IDCの分析が示すように、エージェンティックAI時代においては、従来の業界の境界線が曖昧になり、AIを活用した新しいビジネスモデルや顧客価値の提供方法が競争優位の源泉となります。
経営者には今、自社の事業領域をAI前提で再定義し、デュアルインパクト戦略(効率化による投資原資の創出→戦略的成長領域への再投資)による持続的な変革サイクルを構築することが求められています。
よくある質問(Q&A)
Q1: 結局「エージェンティックAI」とは、従来のAIと何が違うのですか?
A: 最も大きな違いは「自律性」です。従来のAIが人間の指示を待つ「AIアシスタント」だったのに対し、エージェンティックAIは自ら目標を理解し、計画を立て、複数のAIエージェントが協働して複雑な業務を完遂する「自律型AI群」です。 これにより、人間は作業の指示者(Human in the Loop)から、AI群全体の監督者(Human on the Loop)へと役割が変わります。
Q2: 多くの日本企業が直面している「AI-Pivot」とは、どのような状況ですか?
A: 「AI-Pivot(機会適応)」とは、IDCが提唱するAI成熟度の5段階モデルの2段階目です。 これは、AIの技術検証や部分的な導入(PoC)といった「実験」の段階を終え、いかにしてAIを本格的に事業へ適用し、ビジネス価値に繋げるかを模索している「転換点」を指します。 日本企業の60%がこの段階にあり 、コスト、スキル、ガバナンスといった課題に直面しています。

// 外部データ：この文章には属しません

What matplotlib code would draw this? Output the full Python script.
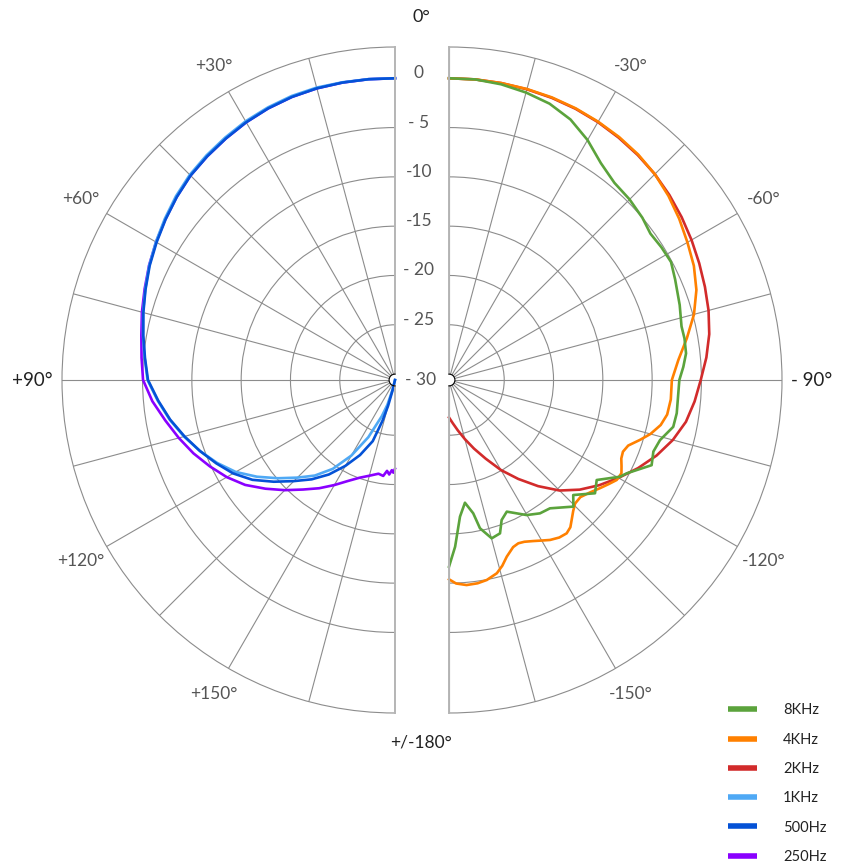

Q3: 企業として、AI導入は何から手をつけるべきですか?
A: IDCは段階的なアプローチを推奨しています。まず、議事録作成の自動化など、すぐに効果が出てコスト削減に繋がる「生産性ユースケース」から着手し、AI活用の基盤と投資原資を確保します(業務効率化インパクト)。次に、その原資を活かして需要予測など「ビジネス機能ユースケース」で本業を高度化し、最終的に業界特有の課題を解決する「産業特化ユースケース」で競争優位を確立する(戦略的成長インパクト)というステップアップ戦略が有効です。